The lack of a pessimistic locking scheme means that there is no way to guarantee that a transaction can be started that will proceed (there never is, but with pessimistic locking, transactions only fail due to network or database failures, not data collisions). While optimistic locking allows TOPLink to avoid nasty lock management issues, it does mean that applications may be forced to make users re-enter whole datasets at times.

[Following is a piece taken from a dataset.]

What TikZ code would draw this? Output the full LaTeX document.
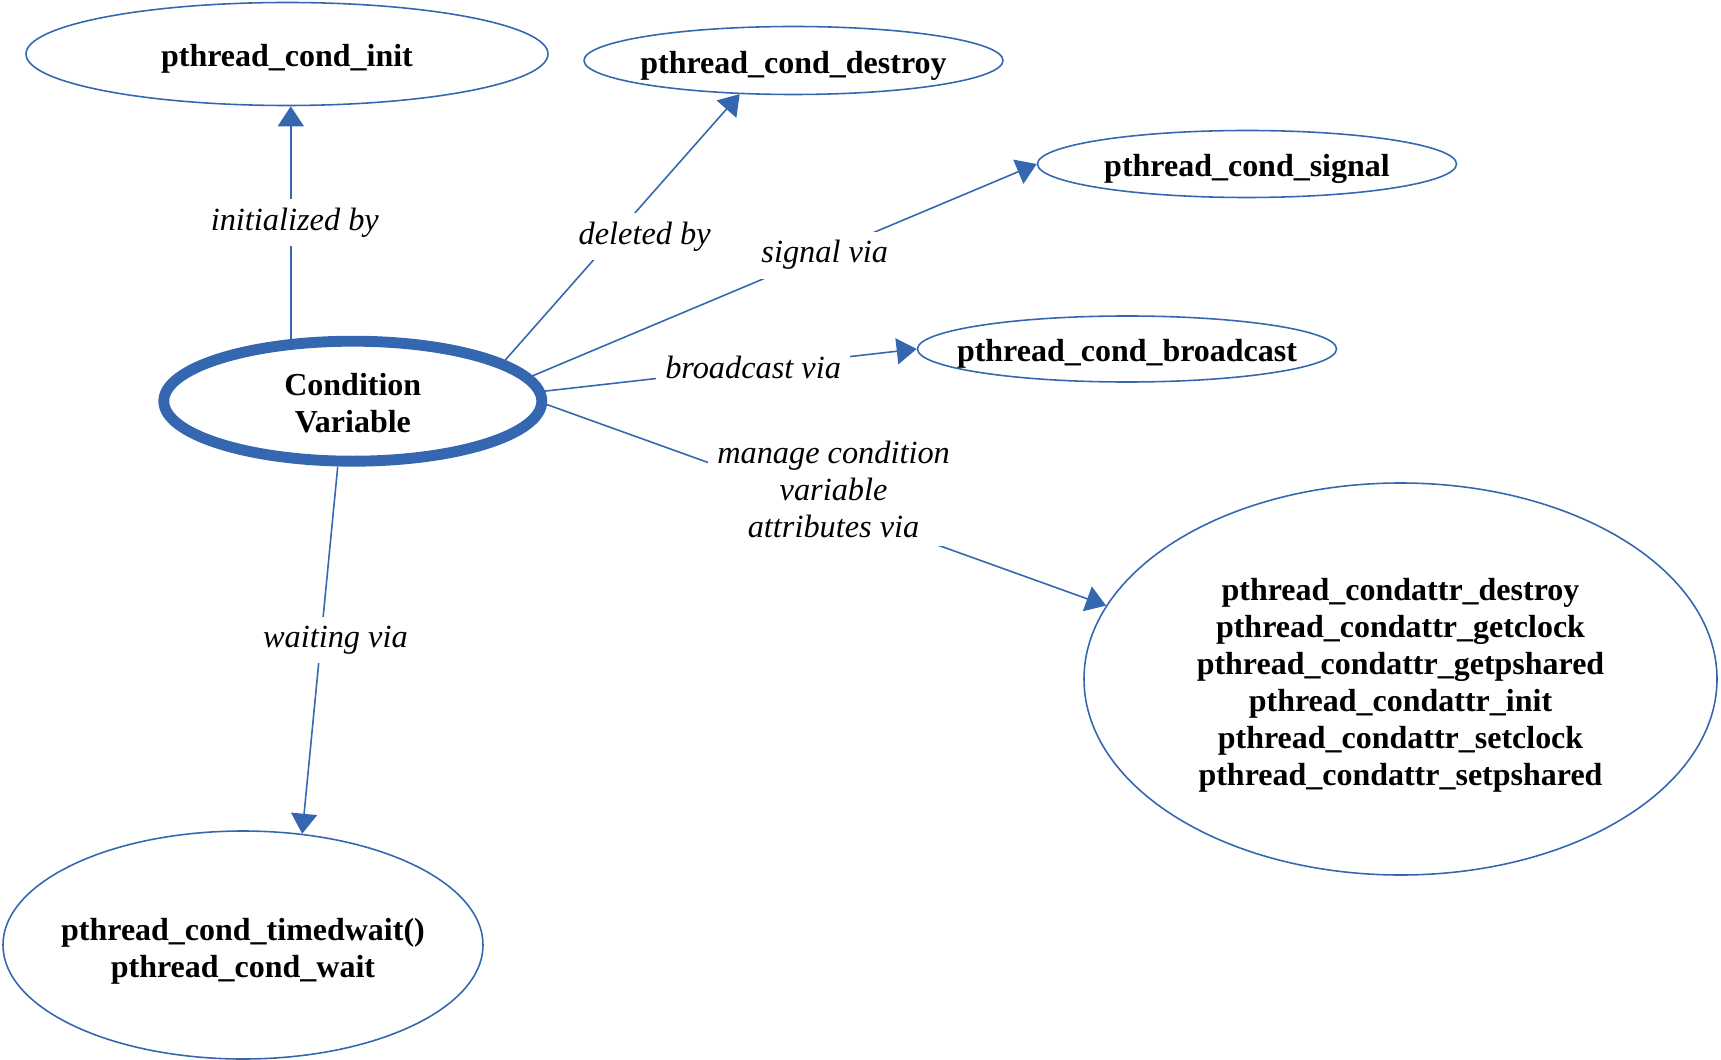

At present, TOPLink throw only runtime exceptions -- a legacy of its Smalltalk roots. While this makes sense for true unpredictable errors, such as faulting-in errors, I would prefer to see transaction and database errors forced to be caught. As well, its current support for distributed computing could be enhanced to support client-side units-of-work caching and faulting..

Conclusion

The purpose of this article is not to compare the features, costs and differences of all the available relational to JDBC products presently available. Such a comparison will of necessity be biased in some way and must be made depending on the needs of each project. Instead, the article is a review of one of the most complete products, suitable for industrial-strength Java solutions. While TOPLink is not perfect, it offers data management services that are more sophisticated that those of other products in its class. Depending on the persistence sophistication required by your project, TOPLink may or may not be worth the licencing and training costs. It offers a wealth of features and good defaults, allowing the normal things to be done simply and the abnormal things to be possible. For a project that requires such services, TOPLink will quickly pay for itself. It certainly sets a standard that other products are sure to want to follow.